Another favorite destination for Seagle is the Seychelles. “The most beautiful islands on Earth with lush hills, granite outcrops, abundant marine life, and Creole heritage.”
Seagle would send people to Zermatt “to see the most picturesque mountain on earth, The Matterhorn, and its charming village.
The “stunning Rocky mountains that are covered in a blanket of trees and topped by glaciers,” Seagle says, are magnificent.
The Scottish Highlands should be on a bucket list “due to its verdant hills, rugged coastline, castles, and sheer mountain faces,” Seagle says.
“A place still in its infancy with tourism but mature in scenery and natural beauty,” Abbamonte says. “It's only a matter of time before the world catches on and they start building luxury resorts in the Gobi Desert!” How many people have you heard saying they want to live a Nomadic life in rural Mongolia for a week?

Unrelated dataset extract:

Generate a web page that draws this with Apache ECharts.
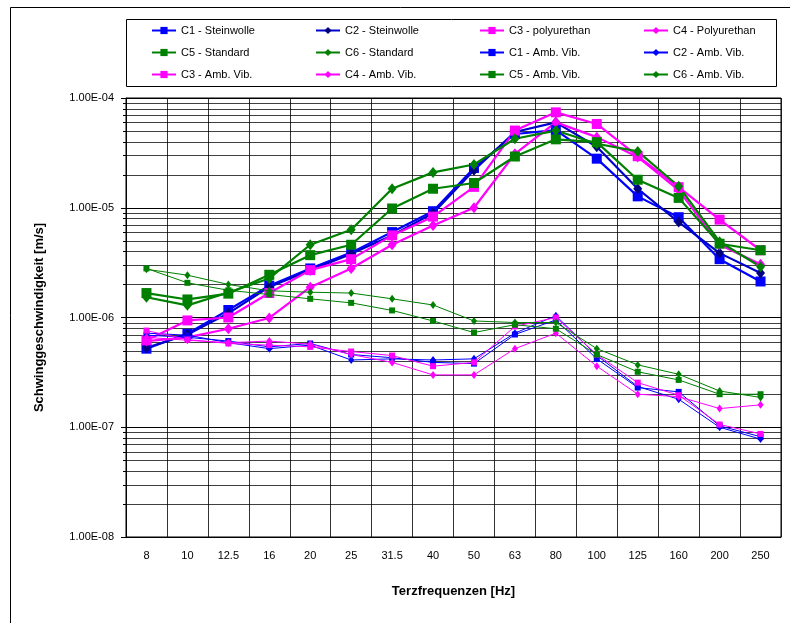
<!DOCTYPE html>
<html>
<head>
<meta charset="utf-8">
<script src="https://cdn.jsdelivr.net/npm/echarts@6/dist/echarts.min.js"></script>
<style>html,body{margin:0;padding:0;background:#fff;}#chart{width:790px;height:623px;}</style>
</head>
<body>
<div id="chart"></div>
<script>
const categories = ['8','10','12.5','16','20','25','31.5','40','50','63','80','100','125','160','200','250'];
const yTickLabels = ['1.00E-08','1.00E-07','1.00E-06','1.00E-05','1.00E-04'];

const c1Stein = [5.2e-7,7.1e-7,1.17e-6,1.95e-6,2.8e-6,3.9e-6,6.0e-6,9.3e-6,2.3e-5,4.7e-5,5.1e-5,2.8e-5,1.27e-5,8.2e-6,3.4e-6,2.13e-6];
const c2Stein = [5.3e-7,7.0e-7,1.09e-6,1.9e-6,2.7e-6,3.8e-6,5.6e-6,8.9e-6,2.2e-5,4.9e-5,6.0e-5,3.6e-5,1.49e-5,7.4e-6,3.86e-6,2.54e-6];
const c3Poly = [6.2e-7,9.4e-7,1.0e-6,1.67e-6,2.7e-6,3.4e-6,5.6e-6,8.3e-6,1.55e-5,5.05e-5,7.4e-5,5.8e-5,2.95e-5,1.54e-5,7.8e-6,4.1e-6];
const c4Poly = [6.1e-7,6.6e-7,7.9e-7,9.9e-7,1.89e-6,2.8e-6,4.6e-6,6.9e-6,1.0e-5,3.1e-5,6.0e-5,4.4e-5,2.9e-5,1.45e-5,4.6e-6,3.05e-6];
const c5Std = [1.67e-6,1.46e-6,1.65e-6,2.45e-6,3.7e-6,4.6e-6,9.85e-6,1.49e-5,1.68e-5,2.93e-5,4.2e-5,3.96e-5,1.8e-5,1.23e-5,4.7e-6,4.1e-6];
const c6Std = [1.53e-6,1.29e-6,1.69e-6,2.27e-6,4.6e-6,6.3e-6,1.49e-5,2.1e-5,2.48e-5,4.25e-5,5.05e-5,3.83e-5,3.26e-5,1.57e-5,4.9e-6,2.9e-6];
const c1Amb = [6.9e-7,6.6e-7,6.1e-7,5.4e-7,5.8e-7,4.6e-7,4.3e-7,3.9e-7,3.8e-7,7.0e-7,9.5e-7,4.2e-7,2.3e-7,2.1e-7,1.03e-7,8.2e-8];
const c2Amb = [7.2e-7,6.9e-7,5.9e-7,5.2e-7,5.6e-7,4.1e-7,4.2e-7,4.1e-7,4.2e-7,7.2e-7,1.04e-6,4.5e-7,2.35e-7,1.8e-7,1.0e-7,7.8e-8];
const c3Amb = [7.6e-7,6.3e-7,5.8e-7,5.6e-7,5.4e-7,4.9e-7,4.5e-7,3.6e-7,3.9e-7,8.3e-7,1.0e-6,4.6e-7,2.55e-7,1.96e-7,1.06e-7,8.7e-8];
const c4Amb = [6.6e-7,6.2e-7,5.9e-7,6.1e-7,5.7e-7,4.6e-7,3.9e-7,3.0e-7,3.0e-7,5.2e-7,7.2e-7,3.6e-7,2.0e-7,1.9e-7,1.48e-7,1.6e-7];
const c5Amb = [2.8e-6,2.07e-6,1.77e-6,1.62e-6,1.48e-6,1.36e-6,1.16e-6,9.3e-7,7.3e-7,8.6e-7,7.9e-7,4.6e-7,3.2e-7,2.7e-7,2.0e-7,2.0e-7];
const c6Amb = [2.75e-6,2.43e-6,2.0e-6,1.75e-6,1.7e-6,1.67e-6,1.48e-6,1.3e-6,9.3e-7,9.0e-7,9.0e-7,5.2e-7,3.7e-7,3.04e-7,2.14e-7,1.87e-7];

const seriesNames = ['C1 - Steinwolle','C2 - Steinwolle','C3 - polyurethan','C4 - Polyurethan',
  'C5 - Standard','C6 - Standard','C1 - Amb. Vib.','C2 - Amb. Vib.',
  'C3 - Amb. Vib.','C4 - Amb. Vib.','C5 - Amb. Vib.','C6 - Amb. Vib.'];
const seriesData = [c1Stein,c2Stein,c3Poly,c4Poly,c5Std,c6Std,c1Amb,c2Amb,c3Amb,c4Amb,c5Amb,c6Amb];

const BLUE='#0000ff', NAVY='#000080', MAG='#ff00ff', GREEN='#008000';
const styles = [
  {line:BLUE, mark:BLUE, sym:'rect', thick:true},
  {line:'#0000cc', mark:NAVY, sym:'diamond', thick:true},
  {line:MAG, mark:MAG, sym:'rect', thick:true},
  {line:MAG, mark:MAG, sym:'diamond', thick:true},
  {line:GREEN, mark:GREEN, sym:'rect', thick:true},
  {line:GREEN, mark:GREEN, sym:'diamond', thick:true},
  {line:BLUE, mark:BLUE, sym:'rect', thick:false},
  {line:BLUE, mark:BLUE, sym:'diamond', thick:false},
  {line:MAG, mark:MAG, sym:'rect', thick:false},
  {line:MAG, mark:MAG, sym:'diamond', thick:false},
  {line:GREEN, mark:GREEN, sym:'rect', thick:false},
  {line:GREEN, mark:GREEN, sym:'diamond', thick:false}
];

const series = seriesNames.map((name, i) => {
  const s = styles[i];
  return {
    name: name,
    type: 'line',
    data: seriesData[i],
    symbol: s.sym,
    symbolSize: s.thick ? (s.sym === 'rect' ? 10 : [9, 11]) : (s.sym === 'rect' ? 6 : [6, 8]),
    lineStyle: {color: s.line, width: s.thick ? 2.2 : 1},
    itemStyle: {color: s.mark, borderWidth: 0},
    emphasis: {disabled: true},
    z: s.thick ? 3 : 4,
    animation: false
  };
});

const legends = seriesNames.map((name, i) => ({
  data: [name],
  top: 25 + Math.floor(i / 4) * 22,
  left: 151 + (i % 4) * 164,
  padding: 0,
  itemWidth: 24, itemHeight: 9,
  textStyle: {fontFamily: 'Liberation Sans', fontSize: 11, color: '#000'},
  selectedMode: false
}));

const GRID_L = 126, GRID_R = 9, GRID_T = 98, GRID_B = 86;
const chart = echarts.init(document.getElementById('chart'), null, {renderer: 'canvas'});
const baseGraphics = [
  {type: 'rect', shape: {x: 10.5, y: 7.5, width: 900, height: 900}, style: {fill: 'none', stroke: '#000', lineWidth: 1}, z: 0},
  {type: 'rect', shape: {x: 126.5, y: 19.5, width: 650, height: 67}, style: {fill: '#fff', stroke: '#000', lineWidth: 1}, z: 0}
];
chart.setOption({
  backgroundColor: '#fff',
  animation: false,
  graphic: baseGraphics,
  legend: legends,
  grid: {left: GRID_L, top: GRID_T, right: GRID_R, bottom: GRID_B, show: true, borderColor: '#000', borderWidth: 1, backgroundColor: 'transparent'},
  xAxis: {
    type: 'category', data: categories, boundaryGap: true,
    axisLine: {lineStyle: {color: '#000'}},
    axisTick: {show: false},
    axisLabel: {fontFamily: 'Liberation Sans', fontSize: 11, color: '#000', margin: 13, interval: 0},
    splitLine: {show: true, interval: 0, lineStyle: {color: '#000', width: 1, opacity: 0.8}},
    name: 'Terzfrequenzen [Hz]', nameLocation: 'middle', nameGap: 48,
    nameTextStyle: {fontFamily: 'Liberation Sans', fontSize: 13, fontWeight: 'bold', color: '#000'}
  },
  yAxis: {
    type: 'log', logBase: 10, min: 1e-8, max: 1e-4,
    axisLine: {show: true, lineStyle: {color: '#000'}},
    axisTick: {show: true, length: 5, lineStyle: {color: '#000'}},
    axisLabel: {
      fontFamily: 'Liberation Sans', fontSize: 11, color: '#000', margin: 12,
      formatter: v => yTickLabels[Math.round(Math.log10(v)) + 8]
    },
    splitLine: {show: true, lineStyle: {color: '#000', width: 1}},
    name: 'Schwinggeschwindigkeit [m/s]', nameLocation: 'middle', nameGap: 80,
    nameTextStyle: {fontFamily: 'Liberation Sans', fontSize: 13, fontWeight: 'bold', color: '#000'}
  },
  series: series
});

// minor gridlines (2..9 x each decade), positioned through the axis scale
const minorLines = [];
for (let d = -8; d < -4; d++) {
  for (let k = 2; k <= 9; k++) {
    const y = Math.round(chart.convertToPixel({yAxisIndex: 0}, k * Math.pow(10, d))) + 0.5;
    minorLines.push({
      type: 'line', silent: true, z: 1,
      shape: {x1: GRID_L, y1: y, x2: 790 - GRID_R, y2: y},
      style: {stroke: '#000', lineWidth: 1, opacity: 0.75}
    });
    minorLines.push({
      type: 'line', silent: true, z: 1,
      shape: {x1: GRID_L - 3, y1: y, x2: GRID_L, y2: y},
      style: {stroke: '#000', lineWidth: 1}
    });
  }
}
chart.setOption({graphic: baseGraphics.concat(minorLines)}, {replaceMerge: ['graphic']});
</script>
</body>
</html>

Puglia is the place to visit this year, Sicilian-American and Italian travel expert Cassandra Santoro, the Founder and CEO of Travel Italian Style, says. You may have heard it before but her advice is to head to the heel of the “boot,” and the heart of authentic Italy, before the crowds come rolling in. “With the Baroque architecture of Lecce, the fairytale village of Alberobello, white sand beaches with pristine water, and streets lined by olive groves there will be plenty to see and discover during your visit,” she adds.